How’s VR not Cyberpunk, Don?
J
>How’s VR not Cyberpunk, Don?
It IS, but in this case I think they’re taking it away from the cyberpunk roots…. and that there were non-cyberpunk VR stories back in the day. Some from presenting an alternate induced reality…. often using VR equipment…. as an anomaly. (Like when a supervillain would trap the hero in an alternate world.) Some sort of VR is necessary for a cyberpunk setting (mostly) and it’s generally presented as a p[art of the landscape, not a one-off creation.
There were also non-VR alternate induced reality stories…. where a character is placed in an alternate reality created by magic, or psionics, drugs, injury, or old school practical effects. ( https://www.youtube.com/watch?v=ZNfLIkYdPhM ) All of which are similar to the Cyberpunk ideal…. and many of which no doubt influenced it, but are jjjuuussssttttt different enough that I think they warrant their own considerations.

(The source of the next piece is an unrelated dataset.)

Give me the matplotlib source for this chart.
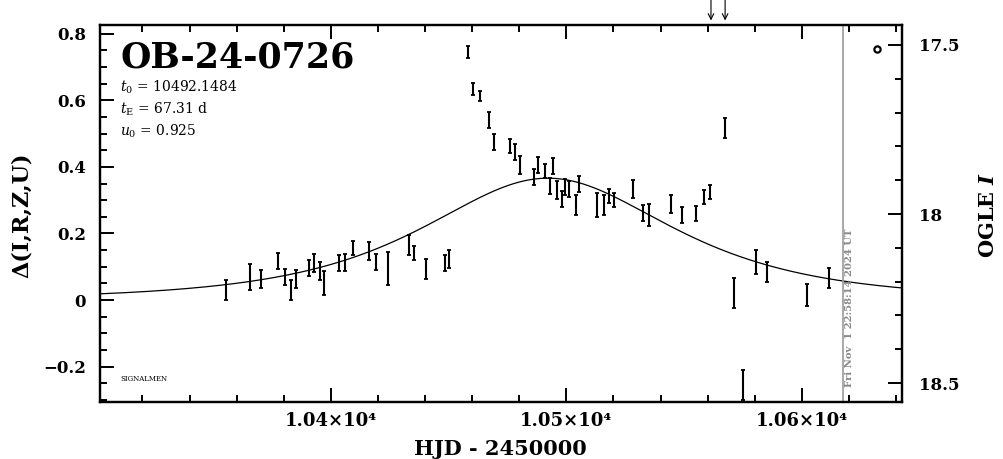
import numpy as np
import matplotlib
matplotlib.use("Agg")
import matplotlib.pyplot as plt
from matplotlib.ticker import MultipleLocator, FuncFormatter

# --- dados ---
event_name = "OB-24-0726"
t0 = 10492.1484
tE = 67.31
u0 = 0.925

hjd = [10355.3, 10365.5, 10370.4, 10377.4, 10380.5, 10383.3, 10385.3, 10390.7,
       10392.8, 10395.2, 10397.2, 10403.4, 10406.2, 10409.3, 10416.4, 10419.2,
       10424.3, 10433.4, 10435.3, 10440.2, 10448.4, 10450.1, 10458.3, 10460.5,
       10463.2, 10467.1, 10469.4, 10476.0, 10478.2, 10480.3, 10486.2, 10488.1,
       10490.9, 10493.0, 10494.3, 10496.2, 10498.1, 10499.5, 10501.2, 10504.1,
       10505.4, 10513.1, 10515.8, 10518.0, 10520.1, 10528.4, 10532.5, 10535.1,
       10544.3, 10549.2, 10555.2, 10558.5, 10560.9, 10567.2, 10571.2, 10575.2,
       10580.4, 10585.3, 10602.3, 10611.3]
delta = [0.030, 0.070, 0.062, 0.117, 0.070, 0.030, 0.062, 0.095,
         0.110, 0.088, 0.050, 0.112, 0.112, 0.155, 0.148, 0.115,
         0.095, 0.165, 0.140, 0.092, 0.110, 0.122, 0.746, 0.633,
         0.613, 0.541, 0.475, 0.462, 0.445, 0.405, 0.370, 0.405,
         0.387, 0.342, 0.402, 0.332, 0.305, 0.340, 0.334, 0.285,
         0.349, 0.285, 0.285, 0.314, 0.300, 0.334, 0.262, 0.255,
         0.290, 0.255, 0.260, 0.310, 0.325, 0.516, 0.020, -0.255,
         0.115, 0.085, 0.015, 0.067]
delta_err = [0.030, 0.039, 0.027, 0.024, 0.024, 0.030, 0.027, 0.024,
             0.027, 0.027, 0.036, 0.024, 0.025, 0.021, 0.027, 0.024,
             0.050, 0.030, 0.021, 0.030, 0.024, 0.027, 0.018, 0.018,
             0.015, 0.024, 0.024, 0.021, 0.024, 0.027, 0.024, 0.024,
             0.021, 0.024, 0.024, 0.027, 0.024, 0.024, 0.024, 0.030,
             0.024, 0.036, 0.030, 0.021, 0.021, 0.027, 0.024, 0.033,
             0.027, 0.024, 0.024, 0.021, 0.021, 0.030, 0.045, 0.045,
             0.036, 0.030, 0.033, 0.030]

hjd_circle = [10631.8]
delta_circle = [0.754]

hjd_arrows = [10561.4, 10567.4]
hjd_now = 10617.46
now_label = "Fri Nov  1 22:58:14 2024 UT"

# escala OGLE I a direita: I = mag_zero - mag_slope * delta
mag_zero = 18.2545
mag_slope = 0.985

x_limits = (10302, 10642.5)
y_limits = (-0.306, 0.826)

serif = "DejaVu Serif"


def pspl_delta_mag(t, t_zero, t_einstein, u_zero):
    u = np.sqrt(u_zero**2 + ((t - t_zero) / t_einstein) ** 2)
    amp = (u**2 + 2) / (u * np.sqrt(u**2 + 4))
    return 2.5 * np.log10(amp)


def delta_to_mag(d):
    return mag_zero - mag_slope * d


def fmt_x(v, _):
    return f"{v / 1e4:.2f}×10⁴"


def fmt_y(v, _):
    if abs(v) < 1e-9:
        return "0"
    return f"{v:.1f}".replace("-", "−")


def style_ticks(axis, labelsize=12):
    axis.tick_params(which="both", direction="in", width=1.4, labelsize=labelsize)
    axis.tick_params(which="major", length=10)
    axis.tick_params(which="minor", length=5)


def main():
    plt.rcParams["mathtext.fontset"] = "dejavuserif"
    fig = plt.figure(figsize=(10.04, 4.59), dpi=100)
    ax = fig.add_axes([100 / 1004, 1 - 402 / 459, 802 / 1004, 377 / 459])

    t_model = np.linspace(x_limits[0], x_limits[1], 600)
    ax.plot(t_model, pspl_delta_mag(t_model, t0, tE, u0), color="black", lw=0.9)

    ax.errorbar(hjd, delta, yerr=delta_err, fmt="none", ecolor="black",
                elinewidth=1.5, capsize=1.5, capthick=1.3)
    ax.plot(hjd_circle, delta_circle, "o", ms=4.5, mfc="white", mec="black", mew=1.6)

    ax.axvline(hjd_now, color="#999999", lw=1.2)
    ax.text(hjd_now + 1.0, -0.262, now_label, rotation=90, ha="left", va="bottom",
            color="#888888", fontsize=7.2, fontweight="bold", family=serif)

    for x in hjd_arrows:
        ax.annotate("", xy=(x, 1.012), xycoords=("data", "axes fraction"),
                    xytext=(x, 1.066), textcoords=("data", "axes fraction"),
                    arrowprops=dict(arrowstyle="->", color="black", lw=0.8,
                                    shrinkA=0, shrinkB=0))

    ax.set_xlim(*x_limits)
    ax.set_ylim(*y_limits)

    ax.xaxis.set_major_locator(MultipleLocator(100))
    ax.xaxis.set_minor_locator(MultipleLocator(20))
    ax.xaxis.set_major_formatter(FuncFormatter(fmt_x))
    ax.yaxis.set_major_locator(MultipleLocator(0.2))
    ax.yaxis.set_minor_locator(MultipleLocator(0.05))
    ax.yaxis.set_major_formatter(FuncFormatter(fmt_y))
    style_ticks(ax)
    ax.tick_params(which="both", top=True, right=False)
    ax.tick_params(axis="y", pad=10)
    ax.tick_params(axis="x", pad=7, labelsize=13)
    for lbl in ax.get_xticklabels() + ax.get_yticklabels():
        lbl.set_family(serif)
        lbl.set_fontweight("bold")
    for sp in ax.spines.values():
        sp.set_linewidth(1.6)

    # eixo OGLE I (linear, invertido)
    ax_mag = ax.twinx()
    ax_mag.set_ylim(delta_to_mag(y_limits[0]), delta_to_mag(y_limits[1]))
    ax_mag.yaxis.set_major_locator(MultipleLocator(0.5))
    ax_mag.yaxis.set_minor_locator(MultipleLocator(0.1))
    ax_mag.yaxis.set_major_formatter(FuncFormatter(lambda v, _: f"{v:g}"))
    style_ticks(ax_mag)
    ax_mag.tick_params(axis="y", pad=12)
    for lbl in ax_mag.get_yticklabels():
        lbl.set_family(serif)
        lbl.set_fontweight("bold")
    for sp in ax_mag.spines.values():
        sp.set_linewidth(1.6)

    ax.text(0.025, 0.913, event_name, transform=ax.transAxes, ha="left", va="center",
            fontsize=25, fontweight="bold", family=serif)
    params = [r"$t_{0}$ = " + f"{t0:.4f}",
              r"$t_{\rm E}$ = " + f"{tE:.2f} d",
              r"$u_{0}$ = " + f"{u0:.3f}"]
    for i, txt in enumerate(params):
        ax.text(0.025, 0.836 - i * 0.0585, txt, transform=ax.transAxes, ha="left",
                va="center", fontsize=10, family=serif)
    ax.text(0.025, 0.06, "SIGNALMEN", transform=ax.transAxes, ha="left", va="center",
            fontsize=5, family=serif)

    fig.text(500 / 1004, 1 - 449 / 459, "HJD - 2450000", ha="center", va="center",
             fontsize=15, fontweight="bold", family=serif)
    fig.text(22 / 1004, 1 - 215 / 459, "Δ(I,R,Z,U)", ha="center", va="center",
             rotation=90, fontsize=16, fontweight="bold", family=serif)
    fig.text(988 / 1004, 1 - 215 / 459, r"OGLE $\boldsymbol{I}$", ha="center",
             va="center", rotation=90, fontsize=15, fontweight="bold", family=serif)

    fig.savefig("out.png", dpi=100)


if __name__ == "__main__":
    main()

Especially when we start getting into the later genealogy.
Don C.
That’s an interesting point. You could have a virtual world with clear rules that isn’t connected to computers in any way- magical, psionic, controlled dreams, etc. That wouldn’t be cyberpunk at all, but could still be litRPG. On the other hand, I’ve read Xianxia fantasy stories that obey every aspect of LitRPGs except that they aren’t virtual worlds all, just behave a lot like one in their own “laws of reality” for that world. They too, aren’t Cyberpunk, not are they technically litRPG, but they do have characters with levels and other similar characteristics.